You can see here that in each series ($\ce{Li,\ Na,\ K}$) the melting points rise to a maximum and then decrease with increasing atomic number (lacking unoccupied energy states for delocalized $\mathrm{d}$-electrons), bigger electron sea being here a stronger factor than a bit more dense packaging.

• Boron as a semi-metal shows metallic and covalent bonding, Carbon strong directional covalent bonding and is able to build a network of bonds unlike other non-metal elements showing covalent intramolecular bonding, e.g., in diatomic molecules but not strong intermolecular bonding in macromolecules because of lacking unpaired electrons.

So there are some bigger trends for melting points explaining the high melting points of $\mathrm{d}$-metals, but also some minor exceptions to the rule like $\ce{Mn}$.

Answer 2

I think there are two properties at play here: atomic velocity and stability of the lattice structure.

Recall that temperature is a measure of the average kinetic energy of the molecules, so $v \propto \sqrt{\frac{T}{m}}$, or to achieve the same velocity, $T \propto m$. So at the same temperature, two heavier atoms will move more slowly past each other than two lighter molecules, giving them more time to interact.

Now recall that in a solid, molecules are held in a lattice by intermolecular forces, and in a liquid, atoms have enough energy that the forces between them are no longer strong enough to hold the atoms in a lattice.

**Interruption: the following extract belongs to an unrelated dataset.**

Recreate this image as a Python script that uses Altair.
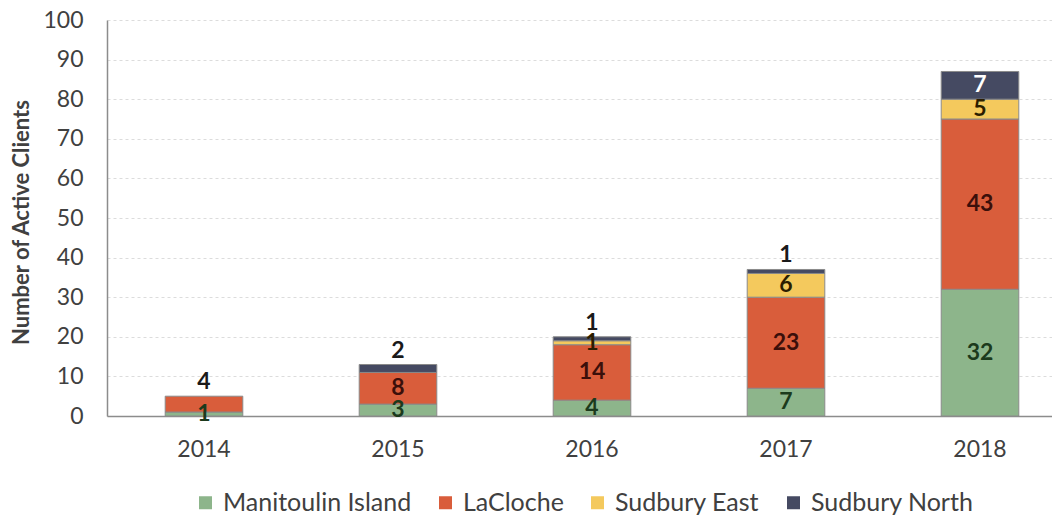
import altair as alt
import pandas as pd

# Active clients per year, by region
years = ["2014", "2015", "2016", "2017", "2018"]
regions = ["Manitoulin Island", "LaCloche", "Sudbury East", "Sudbury North"]
manitoulin = [1, 3, 4, 7, 32]
lacloche = [4, 8, 14, 23, 43]
sudbury_east = [0, 0, 1, 6, 5]
sudbury_north = [0, 2, 1, 1, 7]
y_ticks = [0, 10, 20, 30, 40, 50, 60, 70, 80, 90, 100]

fill_colors = ["#8db58b", "#d95d3b", "#f4c95d", "#454a62"]
text_colors = ["#1c3a1c", "#3b0f0a", "#2b1d00", "#ffffff"]

FONT = "Lato"

series = [manitoulin, lacloche, sudbury_east, sudbury_north]
rows = []
for i, yr in enumerate(years):
    base = 0
    top_k = max(k for k in range(len(regions)) if series[k][i] > 0)
    for k, name in enumerate(regions):
        v = series[k][i]
        rows.append(
            dict(
                year=yr,
                region=name,
                rank=k,
                clients=v,
                top=base + v,
                mid=base + v / 2,
                # small top segments get their value written above the bar
                place="above" if (k == top_k and v <= 4) else "inside",
                tcolor=text_colors[k],
            )
        )
        base += v
df = pd.DataFrame(rows)

x_scale = alt.Scale(range=[0, 970], paddingInner=0.6, paddingOuter=0.3)
y_scale = alt.Scale(domain=[0, 100], nice=False)

x_axis = alt.Axis(
    title=None,
    labelAngle=0,
    ticks=False,
    labelPadding=22,
    labelFont=FONT,
    labelFontSize=23,
    labelColor="#404040",
    domainColor="#8c8c8c",
    domainWidth=1.5,
    grid=False,
)

y_axis = alt.Axis(
    title="Number of Active Clients",
    values=y_ticks,
    labelOverlap=False,
    ticks=False,
    labelPadding=24,
    labelFont=FONT,
    labelFontSize=23,
    labelColor="#404040",
    domainColor="#8c8c8c",
    domainWidth=1.5,
    grid=True,
    gridColor="#dcdcdc",
    gridDash=[3, 3],
    titleFont=FONT,
    titleFontSize=22,
    titleFontWeight="bold",
    titleColor="#404040",
    titleX=-86,
    titleY=202,
    titleAlign="center",
    titleBaseline="middle",
)

bars = (
    alt.Chart(df)
    .transform_filter("datum.clients > 0")
    .mark_bar(stroke="#8a8a8a", strokeWidth=1)
    .encode(
        x=alt.X("year:N", sort=years, scale=x_scale, axis=x_axis),
        y=alt.Y("clients:Q", stack="zero", scale=y_scale, axis=y_axis),
        order=alt.Order("rank:Q"),
        color=alt.Color(
            "region:N",
            scale=alt.Scale(domain=regions, range=fill_colors),
            legend=alt.Legend(
                title=None,
                orient="none",
                legendX=86,
                legendY=470,
                direction="horizontal",
                symbolType="square",
                symbolSize=169,
                symbolStrokeWidth=0,
                labelFont=FONT,
                labelFontSize=25,
                labelColor="#404040",
                labelLimit=400,
                labelOffset=5,
                columnPadding=21,
            ),
        ),
    )
)

inside = (
    alt.Chart(df)
    .transform_filter("datum.clients > 0 && datum.place == 'inside'")
    .mark_text(font=FONT, fontSize=23, fontWeight="bold", baseline="middle")
    .encode(
        x=alt.X("year:N", sort=years, scale=x_scale, axis=x_axis),
        y=alt.Y("mid:Q", scale=y_scale, axis=y_axis),
        text=alt.Text("clients:Q"),
        color=alt.Color("tcolor:N", scale=None),
    )
)

above = (
    alt.Chart(df)
    .transform_filter("datum.clients > 0 && datum.place == 'above'")
    .mark_text(
        font=FONT, fontSize=23, fontWeight="bold", baseline="alphabetic",
        dy=-7, color="#1a1a1a",
    )
    .encode(
        x=alt.X("year:N", sort=years, scale=x_scale, axis=x_axis),
        y=alt.Y("top:Q", scale=y_scale, axis=y_axis),
        text=alt.Text("clients:Q"),
    )
)

chart = (
    alt.layer(bars, inside, above)
    .properties(
        width=945,
        height=396,
        autosize=alt.AutoSizeParams(type="none"),
        padding={"left": 107, "top": 20, "right": 0, "bottom": 99},
        background="white",
    )
    .configure_view(stroke=None)
)

chart.save("out.html", embed_options={"renderer": "svg", "actions": False})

So the more stability a substance's atoms gain from being in their solid, crystalline arrangement, the higher its melting point will be. Now, why would the metals in that area gain more stability in their solid forms? I'm fairly sure the answer has to do with the completeness of orbitals and half-orbitals. I'm not sure of the particulars of the delocalized electron cloud in metals, but I think it's likely that it allows these metals to in some manner fill or empty their incomplete orbitals.